The NSA official noted that the agency would continue to operate under the bounds of the law. If the law changes following the revelations by private contractor Edward Snowden, it will be difficult to continue protecting the American people, but the NSA will find a way to adapt.
A source inside the NSA said some employees would often carry a copy of the U.S. Constitution in their pocket. The source noted that the agency hopes the leaked information doesn’t cause national security issues in the future.
Simple question—Convoluted answer
Tom Blanton leans back in his chair.
The director of the National Security Archives at George Washington University looks at the ceiling, pondering a simple question with a convoluted answer: What did the revelations of Edward Snowden expose?
“It exposed a body of lies on intelligence,” he said.
That’s the simple answer explained Blanton, whose organization collects classified documents through freedom of information requests to the federal government. The conference room at the archive is filled with boxes of government notes on Iran-Contra participant Oliver North and then Chilean dictator Augusto Pinochet.
But, more importantly the revelations by Snowden illustrate the problem with intelligence gathering, Blanton said. It’s important to have knowledge of the world so Americans can know what’s happening.
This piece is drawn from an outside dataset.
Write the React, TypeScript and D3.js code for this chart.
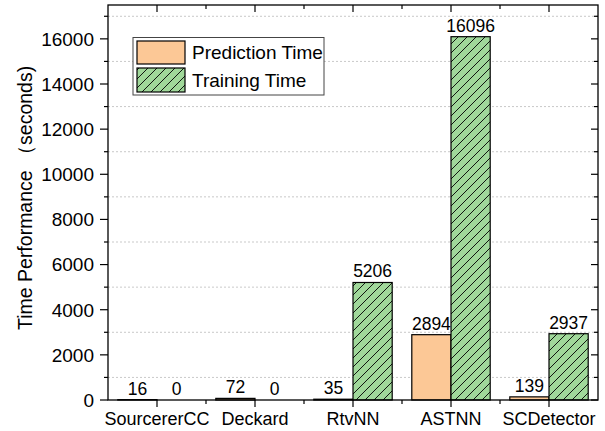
import * as d3 from 'd3'

const categories = ['SourcererCC', 'Deckard', 'RtvNN', 'ASTNN', 'SCDetector']
const predictionTime = [16, 72, 35, 2894, 139]
const trainingTime = [0, 0, 5206, 16096, 2937]
const majorTicks = [0, 2000, 4000, 6000, 8000, 10000, 12000, 14000, 16000]
const minorTicks = [1000, 3000, 5000, 7000, 9000, 11000, 13000, 15000, 17000]

const W = 605, H = 431
const M = { top: 5, right: 7, bottom: 31, left: 108 }
const FONT = 'Arial, "Liberation Sans", sans-serif'
const PRED_FILL = '#FCC896'
const TRAIN_FILL = '#A0D89A'

export default function App() {
  const x = d3.scaleBand<string>().domain(categories).range([M.left, W - M.right]).paddingInner(0).paddingOuter(0)
  const y = d3.scaleLinear().domain([0, 17500]).range([H - M.bottom, M.top])
  const bw = x.bandwidth() * 0.4
  const x0 = M.left, x1 = W - M.right, y0 = H - M.bottom, y1 = M.top

  // minor x ticks at band edges, major at band centres
  const edges = categories.slice(1).map((c) => x(c)!)

  return (
    <svg width={W} height={H} style={{ position: 'absolute', left: 0, top: 0, background: '#fff' }} fontFamily={FONT}>
      <defs>
        <pattern id="hatch" patternUnits="userSpaceOnUse" width={9} height={9}>
          <rect width={9} height={9} fill={TRAIN_FILL} />
          <path d="M-2,2 L2,-2 M0,9 L9,0 M7,11 L11,7" stroke="#000" strokeWidth={0.9} />
        </pattern>
      </defs>

      {/* dotted grid at odd thousands */}
      {minorTicks.map((t) => (
        <line key={t} x1={x0} x2={x1} y1={y(t)} y2={y(t)} stroke="#bbb" strokeWidth={0.8} strokeDasharray="2 2" />
      ))}

      {/* bars */}
      {categories.map((c, i) => {
        const cx = x(c)! + x.bandwidth() / 2
        return (
          <g key={c}>
            <rect x={cx - bw} y={y(predictionTime[i])} width={bw} height={y0 - y(predictionTime[i])}
              fill={PRED_FILL} stroke="#000" strokeWidth={1.2} />
            <rect x={cx} y={y(trainingTime[i])} width={bw} height={y0 - y(trainingTime[i])}
              fill="url(#hatch)" stroke="#000" strokeWidth={1.2} />
            <text x={cx - bw / 2} y={y(predictionTime[i]) - 5} textAnchor="middle" fontSize={17.5}>{predictionTime[i]}</text>
            <text x={cx + bw / 2} y={y(trainingTime[i]) - 5} textAnchor="middle" fontSize={17.5}>{trainingTime[i]}</text>
          </g>
        )
      })}

      {/* frame */}
      <rect x={x0} y={y1} width={x1 - x0} height={y0 - y1} fill="none" stroke="#000" strokeWidth={1.3} />

      {/* left + right axes */}
      {majorTicks.map((t) => (
        <g key={t}>
          <line x1={x0 - 8} x2={x0} y1={y(t)} y2={y(t)} stroke="#000" strokeWidth={1.2} />
          <line x1={x1 - 7} x2={x1} y1={y(t)} y2={y(t)} stroke="#000" strokeWidth={1.2} />
          <text x={x0 - 14} y={y(t)} dy="0.36em" textAnchor="end" fontSize={19}>{t}</text>
        </g>
      ))}
      {minorTicks.map((t) => (
        <g key={t}>
          <line x1={x0 - 4} x2={x0} y1={y(t)} y2={y(t)} stroke="#000" strokeWidth={1.2} />
          <line x1={x1 - 4} x2={x1} y1={y(t)} y2={y(t)} stroke="#000" strokeWidth={1.2} />
        </g>
      ))}

      {/* bottom + top axes */}
      {categories.map((c) => {
        const cx = x(c)! + x.bandwidth() / 2
        return (
          <g key={c}>
            <line x1={cx} x2={cx} y1={y0} y2={y0 + 7} stroke="#000" strokeWidth={1.2} />
            <line x1={cx} x2={cx} y1={y1} y2={y1 + 7} stroke="#000" strokeWidth={1.2} />
            <text x={cx} y={y0 + 25} textAnchor="middle" fontSize={18}>{c}</text>
          </g>
        )
      })}
      {edges.map((e) => (
        <g key={e}>
          <line x1={e} x2={e} y1={y0} y2={y0 + 4} stroke="#000" strokeWidth={1.2} />
          <line x1={e} x2={e} y1={y1} y2={y1 + 4} stroke="#000" strokeWidth={1.2} />
        </g>
      ))}

      {/* y label */}
      <text transform="translate(32,330) rotate(-90)" textAnchor="start" fontSize={19.5}>
        Time Performance （seconds)
      </text>

      {/* legend */}
      <g>
        <rect x={133} y={37.5} width={191} height={57.5} fill="#fff" stroke="#444" strokeWidth={1} />
        <rect x={137} y={41} width={48} height={23} fill={PRED_FILL} stroke="#000" strokeWidth={1.2} />
        <rect x={137} y={68} width={48} height={24} fill="url(#hatch)" stroke="#000" strokeWidth={1.2} />
        <text x={192} y={52.5} dy="0.36em" fontSize={19}>Prediction Time</text>
        <text x={192} y={80} dy="0.36em" fontSize={19}>Training Time</text>
      </g>
    </svg>
  )
}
So, even if the NSA is using secret tactics that might be invasive toward Americans’ privacy, it would be better for everyone to have knowledge of what’s going on, so the NSA doesn’t operate in secret.
“I don’t actually feel safer in the dark,” Blanton said. “I like to have a light on outside my home at night.”
Although Snowden ultimately betrayed his country, Blanton added, he still is a hero in the sense that he’s helped Americans come to grips with the world around them.
The cars are still in the NSA’s parking lot around 5 p.m., an air of mystery surrounds the building. There’s a brown sign marking NSA’s headquarters, but a lot of what actually goes on there is only known because of Snowden.
Although NSA officials are insistent that the agency’s surveillance programs are for the good of the American people, opponents are insistent that they are not.
History may have to be the judge of what goes on at NSA’s headquarters, because many of today’s NSA operations won’t be declassified for the general public for 50 years.